2. Article 133 (1) 1 and (2) prohibit the subscription by the company or by one of its
subsidiaries of the company’s own shares. The reason for this lies in the fact that the company
does not gain any new investment; it reduces its assets without any compensation. Likewise,
acquisition of own shares endangers the company property. Economically it corresponds to a
return of contributions. This is not in line with the principal of capital raising and maintenance
and the interest of creditors. There is also the risk that management artificially keeps share
prices high by buying up shares of the company with company assets. Therefore, acquisition
by the company of its own shares should either be excluded or at least limited. Article 19 of
the Second Directive (as amended by Directive 2006/68/EC) allows for both solutions.
Article 133 (1) of the Company Law allows acquisition of the company’s own shares only in
the cases provided throughout the Law. There are actually only four cases of this kind in the
Law:
Article 139 (2) b), in case a minority shareholder requests his share to be purchased;
Article 186 (2) mentions the case that shareholders may transfer gratuitously fully
paid up shares to the company;
Article 212: the minority’s sell-out right in case a ‘parent’ holds 90% or more of the
shares of their (‘subsidiary’) company;
Articles 223, 227 (2), 229 (5): shareholders opposed to a merger, division or
transformation may require the ‘recipient’ company to buy up their shares.

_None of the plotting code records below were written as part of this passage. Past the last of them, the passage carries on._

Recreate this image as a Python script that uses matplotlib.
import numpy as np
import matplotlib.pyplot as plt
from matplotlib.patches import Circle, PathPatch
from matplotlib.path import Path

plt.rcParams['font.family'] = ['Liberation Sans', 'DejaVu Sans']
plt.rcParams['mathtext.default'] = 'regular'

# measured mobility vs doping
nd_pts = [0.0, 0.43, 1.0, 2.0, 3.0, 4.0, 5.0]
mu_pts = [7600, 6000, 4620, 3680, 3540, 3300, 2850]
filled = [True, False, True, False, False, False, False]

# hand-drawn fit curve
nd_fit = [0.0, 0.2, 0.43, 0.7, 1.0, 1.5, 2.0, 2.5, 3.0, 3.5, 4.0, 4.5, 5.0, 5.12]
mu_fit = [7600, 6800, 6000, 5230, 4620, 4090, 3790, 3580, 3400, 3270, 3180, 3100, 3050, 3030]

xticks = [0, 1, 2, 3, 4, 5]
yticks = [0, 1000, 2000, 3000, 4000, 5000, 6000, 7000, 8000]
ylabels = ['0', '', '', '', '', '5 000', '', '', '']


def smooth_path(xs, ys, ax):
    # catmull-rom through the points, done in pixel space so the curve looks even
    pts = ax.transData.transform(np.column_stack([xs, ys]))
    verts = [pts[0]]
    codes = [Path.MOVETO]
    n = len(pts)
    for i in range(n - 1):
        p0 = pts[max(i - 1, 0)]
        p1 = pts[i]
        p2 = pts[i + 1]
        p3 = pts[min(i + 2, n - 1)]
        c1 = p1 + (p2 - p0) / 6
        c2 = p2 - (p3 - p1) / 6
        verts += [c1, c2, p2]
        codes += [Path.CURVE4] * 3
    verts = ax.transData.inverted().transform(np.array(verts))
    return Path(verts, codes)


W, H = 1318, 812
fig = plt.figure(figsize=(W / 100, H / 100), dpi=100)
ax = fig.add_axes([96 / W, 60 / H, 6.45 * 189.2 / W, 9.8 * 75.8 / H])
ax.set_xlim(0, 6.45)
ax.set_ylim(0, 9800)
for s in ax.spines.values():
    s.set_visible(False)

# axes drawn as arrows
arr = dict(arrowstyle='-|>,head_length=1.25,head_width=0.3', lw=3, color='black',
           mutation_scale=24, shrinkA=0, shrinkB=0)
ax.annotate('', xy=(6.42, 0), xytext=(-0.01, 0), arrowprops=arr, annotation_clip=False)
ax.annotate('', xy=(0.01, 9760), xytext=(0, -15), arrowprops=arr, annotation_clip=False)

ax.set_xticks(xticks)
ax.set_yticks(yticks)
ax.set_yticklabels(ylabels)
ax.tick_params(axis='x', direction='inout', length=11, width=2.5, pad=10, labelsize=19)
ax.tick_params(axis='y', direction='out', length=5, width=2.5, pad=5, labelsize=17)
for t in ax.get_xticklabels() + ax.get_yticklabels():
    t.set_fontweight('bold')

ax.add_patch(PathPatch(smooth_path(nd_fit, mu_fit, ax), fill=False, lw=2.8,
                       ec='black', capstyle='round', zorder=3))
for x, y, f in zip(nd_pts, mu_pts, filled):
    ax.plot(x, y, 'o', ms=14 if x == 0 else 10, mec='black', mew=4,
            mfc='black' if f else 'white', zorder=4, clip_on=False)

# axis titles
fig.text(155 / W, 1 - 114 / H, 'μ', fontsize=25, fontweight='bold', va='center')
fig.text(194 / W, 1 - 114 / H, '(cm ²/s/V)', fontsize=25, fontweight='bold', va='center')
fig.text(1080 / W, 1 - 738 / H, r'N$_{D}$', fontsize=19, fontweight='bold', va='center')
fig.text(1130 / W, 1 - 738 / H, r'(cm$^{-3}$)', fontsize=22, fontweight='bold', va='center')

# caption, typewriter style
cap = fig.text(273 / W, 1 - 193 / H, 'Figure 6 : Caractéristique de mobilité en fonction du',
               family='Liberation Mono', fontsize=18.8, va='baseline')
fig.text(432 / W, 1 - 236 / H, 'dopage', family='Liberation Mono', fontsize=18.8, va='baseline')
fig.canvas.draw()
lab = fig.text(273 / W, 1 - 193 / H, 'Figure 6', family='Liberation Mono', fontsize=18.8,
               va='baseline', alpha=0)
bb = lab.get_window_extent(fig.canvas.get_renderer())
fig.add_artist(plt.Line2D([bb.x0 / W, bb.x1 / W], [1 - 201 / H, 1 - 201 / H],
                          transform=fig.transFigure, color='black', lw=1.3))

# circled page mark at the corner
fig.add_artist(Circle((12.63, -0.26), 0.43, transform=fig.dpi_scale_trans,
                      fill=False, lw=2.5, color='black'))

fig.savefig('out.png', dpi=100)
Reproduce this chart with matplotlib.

For the rest, Article 186 treats the withdrawal of shares and is not in itself another case
of acquisition by the company of its own shares. Article 186 covers cases of withdrawal
(cancellation) of shares envisaged by the Statute or by Law, Article 133. Another case
provided by the Law is Article 124 (3): in case of failure to pay up the share in time, the
company may reduce its basic capital by the unpaid amount and withdraw the share in
accordance with Article 186.
Article 19 (1) letter c) of the Second Directive requires that a company may only
acquire those of its shares which have been fully paid up. However, if the acquisition involves
disputes involving minority rights, as is the case in Articles 139 (2), 212 and 223 of the
Company Law, or the failure to pay up a share, as is the case in Article 124 (3), this is not
necessary, because of the exceptions in Article 20 (1), letter d) of the Second Directive. This
is the reason why the requirement to acquire only fully paid up own shares does not appear in
Article 133. It is, however, mentioned in the case of gratuitous transfer in Article 186 (5).